Maybe it starts that way. However, it quickly consumes me and I find myself procrastinating everything to sit around doing photoshoots and going to the bathroom when I’m out, specifically to check in on the game. One time when I was still in high school, I set an alarm for 4 a.m. to wake up and use the energy I generated in my sleep to finish the eight-hour event that I accidentally started before going to bed.

While my obsession with the game hasn’t gotten quite as bad this time around, I fear that it might get to that point. During the process of procrastinating and then starting to write this, I’ve opened the app probably about 10 times. What is it about the game that, even five years later, keeps me coming back? Here’s what I noticed about playing Kim Kardashian: Hollywood in 2019.

Everyone’s upset at me about it:

Although my friend gave me a very mild response over text, when she saw me playing the game in person I received comments such as, “Why are you still playing that,” “It doesn’t even look fun” and, “It’s New Year’s Eve, why are you like this?”

My coworker glared at me at our student journalism conference as I played it during an elevator ride and apparently noticed when I was playing it in the bed of our hotel room before going to sleep. Then, I asked her to make the graphic for this article. Thanks, Tricia!

I’m upset at me about it:

I’m completely aware of how badly this app not only wastes my time but has caused me to consciously alter my schedule. That’s bad! And yet, here I am, with the app open, filming another episode of my reality TV show. Ultimately, my disappointment in myself for my lack of self control is simply not as great as the fact that…

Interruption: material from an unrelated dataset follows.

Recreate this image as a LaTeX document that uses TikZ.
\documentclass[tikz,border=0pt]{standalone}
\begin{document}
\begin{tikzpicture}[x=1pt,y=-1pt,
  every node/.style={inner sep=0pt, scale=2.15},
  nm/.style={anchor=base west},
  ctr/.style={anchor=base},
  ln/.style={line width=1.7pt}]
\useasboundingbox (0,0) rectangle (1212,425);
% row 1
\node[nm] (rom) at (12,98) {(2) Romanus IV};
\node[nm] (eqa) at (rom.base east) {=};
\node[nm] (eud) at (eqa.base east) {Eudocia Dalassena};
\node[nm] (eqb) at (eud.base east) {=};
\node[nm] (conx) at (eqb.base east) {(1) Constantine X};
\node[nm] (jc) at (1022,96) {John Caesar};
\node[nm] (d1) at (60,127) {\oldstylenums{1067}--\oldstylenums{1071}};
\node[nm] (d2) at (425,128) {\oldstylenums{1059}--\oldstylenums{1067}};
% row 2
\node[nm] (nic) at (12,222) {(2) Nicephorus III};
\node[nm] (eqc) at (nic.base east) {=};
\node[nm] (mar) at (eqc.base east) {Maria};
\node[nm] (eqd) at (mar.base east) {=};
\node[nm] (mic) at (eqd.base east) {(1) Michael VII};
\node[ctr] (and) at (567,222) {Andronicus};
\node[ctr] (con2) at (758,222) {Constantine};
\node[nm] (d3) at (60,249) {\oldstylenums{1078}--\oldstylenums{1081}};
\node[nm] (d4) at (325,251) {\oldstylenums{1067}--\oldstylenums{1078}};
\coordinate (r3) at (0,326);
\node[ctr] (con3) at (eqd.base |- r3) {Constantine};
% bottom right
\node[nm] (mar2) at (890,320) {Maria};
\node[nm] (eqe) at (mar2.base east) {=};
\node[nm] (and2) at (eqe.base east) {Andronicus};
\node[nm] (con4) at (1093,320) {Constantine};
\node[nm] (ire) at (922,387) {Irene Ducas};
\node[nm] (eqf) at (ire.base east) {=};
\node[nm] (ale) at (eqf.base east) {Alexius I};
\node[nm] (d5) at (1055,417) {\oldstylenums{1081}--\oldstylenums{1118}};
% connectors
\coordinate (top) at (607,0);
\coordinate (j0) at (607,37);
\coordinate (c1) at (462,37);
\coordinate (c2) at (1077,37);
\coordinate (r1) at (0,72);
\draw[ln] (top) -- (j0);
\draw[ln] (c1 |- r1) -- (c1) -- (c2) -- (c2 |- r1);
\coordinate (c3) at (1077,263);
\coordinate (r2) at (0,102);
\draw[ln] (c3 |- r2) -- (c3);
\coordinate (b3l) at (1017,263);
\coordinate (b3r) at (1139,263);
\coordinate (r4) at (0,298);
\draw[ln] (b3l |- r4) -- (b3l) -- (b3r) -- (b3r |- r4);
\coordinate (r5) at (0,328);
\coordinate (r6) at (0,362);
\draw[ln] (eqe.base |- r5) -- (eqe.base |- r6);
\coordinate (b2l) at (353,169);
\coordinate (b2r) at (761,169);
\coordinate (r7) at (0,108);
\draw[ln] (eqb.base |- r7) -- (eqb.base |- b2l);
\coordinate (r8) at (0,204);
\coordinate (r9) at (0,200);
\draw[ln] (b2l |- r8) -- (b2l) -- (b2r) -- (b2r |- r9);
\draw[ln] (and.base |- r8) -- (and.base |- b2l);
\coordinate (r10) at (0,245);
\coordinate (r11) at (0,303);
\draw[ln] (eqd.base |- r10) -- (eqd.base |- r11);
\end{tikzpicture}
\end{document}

The game gives me boatloads of instant gratification:

Something about tapping on stuff, seeing increasing numbers and getting calls from my dear manager Simon is just satisfying. I’ve found the dopamine button for my brain. The best and worst part is that since 2014, updates have brought more goals to work up to, businesses to buy and run, events, properties, gigs, clothes, contests and they added their own in-game app, a cross between Tinder and LinkedIn. It’s all so bonkers that while writing this, I’ve already reopened the app and worked on my current gig: Launching my own app.

I’m still embarrassed to play it in public:

Everytime that I’ve had the itch to play the app when I’m out-and-about has been a calculated risk. When I open it on the bus, I hunch over my phone and turn to the window while simultaneously lowering the volume of my headphones so that I hear if someone says, “Who the fuck is playing the Kim K game in 2019?” I can die of shame on the spot.

Other times when I find myself wanting to play the game, I stand in corners or pull my phone very close to me. But most times, the only place I can truly feel safe from judgement is in the privacy of a bathroom stall.

My legs keep going numb from sitting on the toilet for so long:

Fuck.

2019 was the year I did the unthinkable:

It is with great regret that I inform you that after so many years of resistance, I made my first mobile game microtransaction. Okay, I did it twice, but it was on sale the second time. But here’s the thing: You have to pay K-stars to open businesses to generate more K-stars. Obviously, I was making an investment in my future.

Writing an article about regretting playing Kim Kardashian: Hollywood still won’t stop me from playing Kim Kardashian: Hollywood:

I really thought that reflecting on my poor decisions might cause me to finally pull the plug. Instead, it’s actually made me realize how much time — and now, money — I’ve poured into this app. If I delete it now, all of that is thrown away! I can’t jump this ship. I’m going to have to sink with it.